* _Short exercise_
Print word for word the first line of the listing below and every line after it, through the line with "0.9912, 1.062, 1.133];". Leave out the pictures and the rest.

* _Information shown_

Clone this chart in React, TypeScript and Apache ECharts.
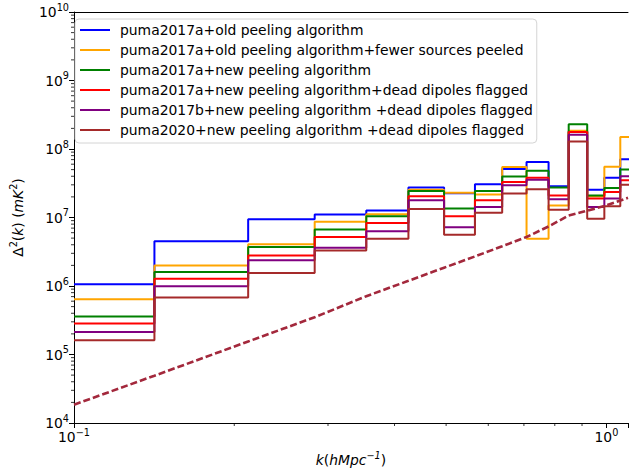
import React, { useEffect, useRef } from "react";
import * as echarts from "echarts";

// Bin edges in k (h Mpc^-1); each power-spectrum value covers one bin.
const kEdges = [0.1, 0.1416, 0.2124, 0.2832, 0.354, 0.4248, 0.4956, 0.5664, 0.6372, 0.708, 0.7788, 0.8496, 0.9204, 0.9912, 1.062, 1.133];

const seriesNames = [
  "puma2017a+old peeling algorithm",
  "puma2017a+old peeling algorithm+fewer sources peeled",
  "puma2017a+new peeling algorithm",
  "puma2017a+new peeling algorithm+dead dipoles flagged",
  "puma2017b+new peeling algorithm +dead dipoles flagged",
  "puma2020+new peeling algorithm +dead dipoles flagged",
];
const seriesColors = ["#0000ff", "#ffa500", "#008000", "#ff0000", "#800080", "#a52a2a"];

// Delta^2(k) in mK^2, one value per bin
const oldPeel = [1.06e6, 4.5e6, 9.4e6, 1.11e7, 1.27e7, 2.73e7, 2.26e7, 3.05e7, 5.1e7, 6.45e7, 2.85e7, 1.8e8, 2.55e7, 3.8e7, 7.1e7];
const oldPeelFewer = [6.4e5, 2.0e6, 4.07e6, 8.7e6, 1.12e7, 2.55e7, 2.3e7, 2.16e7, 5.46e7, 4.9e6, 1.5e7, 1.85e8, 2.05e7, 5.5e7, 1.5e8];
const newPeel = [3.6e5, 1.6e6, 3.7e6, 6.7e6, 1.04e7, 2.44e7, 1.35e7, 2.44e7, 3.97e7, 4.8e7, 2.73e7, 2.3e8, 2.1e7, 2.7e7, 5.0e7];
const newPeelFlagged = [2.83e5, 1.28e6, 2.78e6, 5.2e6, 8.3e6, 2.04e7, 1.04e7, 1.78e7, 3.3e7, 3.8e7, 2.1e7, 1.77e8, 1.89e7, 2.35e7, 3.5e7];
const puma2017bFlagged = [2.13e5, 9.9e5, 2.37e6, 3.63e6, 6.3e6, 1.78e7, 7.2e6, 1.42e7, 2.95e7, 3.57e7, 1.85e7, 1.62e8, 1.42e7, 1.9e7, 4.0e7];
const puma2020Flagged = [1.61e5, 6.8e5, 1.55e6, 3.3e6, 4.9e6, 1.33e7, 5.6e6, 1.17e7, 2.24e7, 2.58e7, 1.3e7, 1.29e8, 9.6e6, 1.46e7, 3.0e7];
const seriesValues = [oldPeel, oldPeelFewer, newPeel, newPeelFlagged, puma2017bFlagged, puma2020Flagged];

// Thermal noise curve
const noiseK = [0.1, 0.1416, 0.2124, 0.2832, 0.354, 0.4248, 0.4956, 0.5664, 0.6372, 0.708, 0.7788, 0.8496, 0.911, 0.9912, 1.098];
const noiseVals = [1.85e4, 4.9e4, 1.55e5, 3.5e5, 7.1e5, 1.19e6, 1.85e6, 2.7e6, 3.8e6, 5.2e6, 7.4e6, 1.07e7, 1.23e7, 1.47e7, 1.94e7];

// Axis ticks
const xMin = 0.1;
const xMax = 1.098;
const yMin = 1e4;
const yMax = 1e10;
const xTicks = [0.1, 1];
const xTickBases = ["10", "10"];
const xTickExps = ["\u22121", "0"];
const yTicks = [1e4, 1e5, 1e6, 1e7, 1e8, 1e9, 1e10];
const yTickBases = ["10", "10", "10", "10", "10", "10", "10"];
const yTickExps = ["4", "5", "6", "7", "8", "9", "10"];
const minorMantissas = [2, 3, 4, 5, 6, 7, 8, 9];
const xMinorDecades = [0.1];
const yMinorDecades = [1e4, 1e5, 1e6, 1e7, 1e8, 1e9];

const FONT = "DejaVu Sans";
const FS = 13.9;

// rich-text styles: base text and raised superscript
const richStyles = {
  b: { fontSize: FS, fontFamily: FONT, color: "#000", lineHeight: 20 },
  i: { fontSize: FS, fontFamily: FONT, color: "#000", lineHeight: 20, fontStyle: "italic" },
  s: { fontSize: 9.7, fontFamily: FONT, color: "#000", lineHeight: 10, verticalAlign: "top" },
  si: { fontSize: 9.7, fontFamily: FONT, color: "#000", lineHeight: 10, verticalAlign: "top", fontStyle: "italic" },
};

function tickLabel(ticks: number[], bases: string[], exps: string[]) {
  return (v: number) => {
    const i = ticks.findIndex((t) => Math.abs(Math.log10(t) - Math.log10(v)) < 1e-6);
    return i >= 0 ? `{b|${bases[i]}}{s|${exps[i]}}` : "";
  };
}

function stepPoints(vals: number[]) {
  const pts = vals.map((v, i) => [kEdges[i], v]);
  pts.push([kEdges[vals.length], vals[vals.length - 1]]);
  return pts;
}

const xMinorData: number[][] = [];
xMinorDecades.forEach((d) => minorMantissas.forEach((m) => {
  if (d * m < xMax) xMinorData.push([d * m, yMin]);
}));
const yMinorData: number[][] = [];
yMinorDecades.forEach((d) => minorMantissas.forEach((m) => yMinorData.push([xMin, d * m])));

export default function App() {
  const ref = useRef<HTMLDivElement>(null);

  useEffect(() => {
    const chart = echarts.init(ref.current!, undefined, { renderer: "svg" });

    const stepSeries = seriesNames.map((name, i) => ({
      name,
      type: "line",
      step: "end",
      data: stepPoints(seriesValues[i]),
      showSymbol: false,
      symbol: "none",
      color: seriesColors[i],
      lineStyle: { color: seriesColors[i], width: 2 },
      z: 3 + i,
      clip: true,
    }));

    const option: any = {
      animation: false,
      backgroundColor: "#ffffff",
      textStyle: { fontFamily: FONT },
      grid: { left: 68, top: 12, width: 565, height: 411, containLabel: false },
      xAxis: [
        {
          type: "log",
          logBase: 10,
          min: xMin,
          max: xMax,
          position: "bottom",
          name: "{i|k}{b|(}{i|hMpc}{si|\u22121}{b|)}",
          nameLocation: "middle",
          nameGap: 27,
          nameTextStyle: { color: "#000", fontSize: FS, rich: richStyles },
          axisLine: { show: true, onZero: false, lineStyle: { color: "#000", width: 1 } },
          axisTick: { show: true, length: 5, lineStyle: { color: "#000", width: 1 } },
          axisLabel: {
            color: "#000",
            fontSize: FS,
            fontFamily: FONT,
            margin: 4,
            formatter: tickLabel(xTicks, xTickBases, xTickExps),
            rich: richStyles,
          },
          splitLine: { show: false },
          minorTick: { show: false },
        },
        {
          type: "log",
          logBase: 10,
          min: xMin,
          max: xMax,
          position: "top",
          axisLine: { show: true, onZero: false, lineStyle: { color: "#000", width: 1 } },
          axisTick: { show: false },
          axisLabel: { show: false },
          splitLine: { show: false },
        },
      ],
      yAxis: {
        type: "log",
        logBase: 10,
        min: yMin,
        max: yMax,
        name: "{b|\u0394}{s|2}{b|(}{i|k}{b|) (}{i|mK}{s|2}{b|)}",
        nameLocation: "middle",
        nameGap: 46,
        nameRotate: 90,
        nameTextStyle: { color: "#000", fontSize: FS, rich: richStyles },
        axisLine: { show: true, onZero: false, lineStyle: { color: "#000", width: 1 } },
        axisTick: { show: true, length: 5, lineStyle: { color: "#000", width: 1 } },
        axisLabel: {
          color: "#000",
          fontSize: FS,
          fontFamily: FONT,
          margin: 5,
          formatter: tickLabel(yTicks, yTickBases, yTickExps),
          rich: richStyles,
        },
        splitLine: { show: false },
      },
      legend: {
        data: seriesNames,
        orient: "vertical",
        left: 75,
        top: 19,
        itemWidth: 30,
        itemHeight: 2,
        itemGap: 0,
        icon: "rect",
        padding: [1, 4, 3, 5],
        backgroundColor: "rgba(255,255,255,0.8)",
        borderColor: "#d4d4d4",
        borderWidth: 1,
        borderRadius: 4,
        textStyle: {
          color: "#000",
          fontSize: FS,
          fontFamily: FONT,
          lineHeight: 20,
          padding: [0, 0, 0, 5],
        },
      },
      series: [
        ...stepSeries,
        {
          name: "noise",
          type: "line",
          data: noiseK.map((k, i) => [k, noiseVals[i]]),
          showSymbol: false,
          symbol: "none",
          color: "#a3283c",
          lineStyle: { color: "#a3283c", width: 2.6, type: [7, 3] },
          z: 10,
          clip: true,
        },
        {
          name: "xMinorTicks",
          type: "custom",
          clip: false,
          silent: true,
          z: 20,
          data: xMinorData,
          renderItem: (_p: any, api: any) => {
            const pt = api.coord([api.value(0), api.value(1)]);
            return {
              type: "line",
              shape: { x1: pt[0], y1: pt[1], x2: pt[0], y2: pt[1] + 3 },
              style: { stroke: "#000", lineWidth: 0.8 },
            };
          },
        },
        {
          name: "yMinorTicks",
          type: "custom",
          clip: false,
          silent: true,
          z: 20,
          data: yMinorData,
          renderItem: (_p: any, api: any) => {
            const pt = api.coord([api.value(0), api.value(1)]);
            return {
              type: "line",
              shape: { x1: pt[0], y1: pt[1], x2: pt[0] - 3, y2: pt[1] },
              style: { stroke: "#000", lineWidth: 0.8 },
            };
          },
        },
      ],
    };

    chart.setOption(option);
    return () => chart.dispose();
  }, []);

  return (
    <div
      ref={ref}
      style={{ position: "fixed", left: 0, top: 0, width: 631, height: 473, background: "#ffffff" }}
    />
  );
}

* _Result for this exercise_
Clone this chart in React, TypeScript and Apache ECharts.
import React, { useEffect, useRef } from "react";
import * as echarts from "echarts";

// Bin edges in k (h Mpc^-1); each power-spectrum value covers one bin.
const kEdges = [0.1, 0.1416, 0.2124, 0.2832, 0.354, 0.4248, 0.4956, 0.5664, 0.6372, 0.708, 0.7788, 0.8496, 0.9204, 0.9912, 1.062, 1.133];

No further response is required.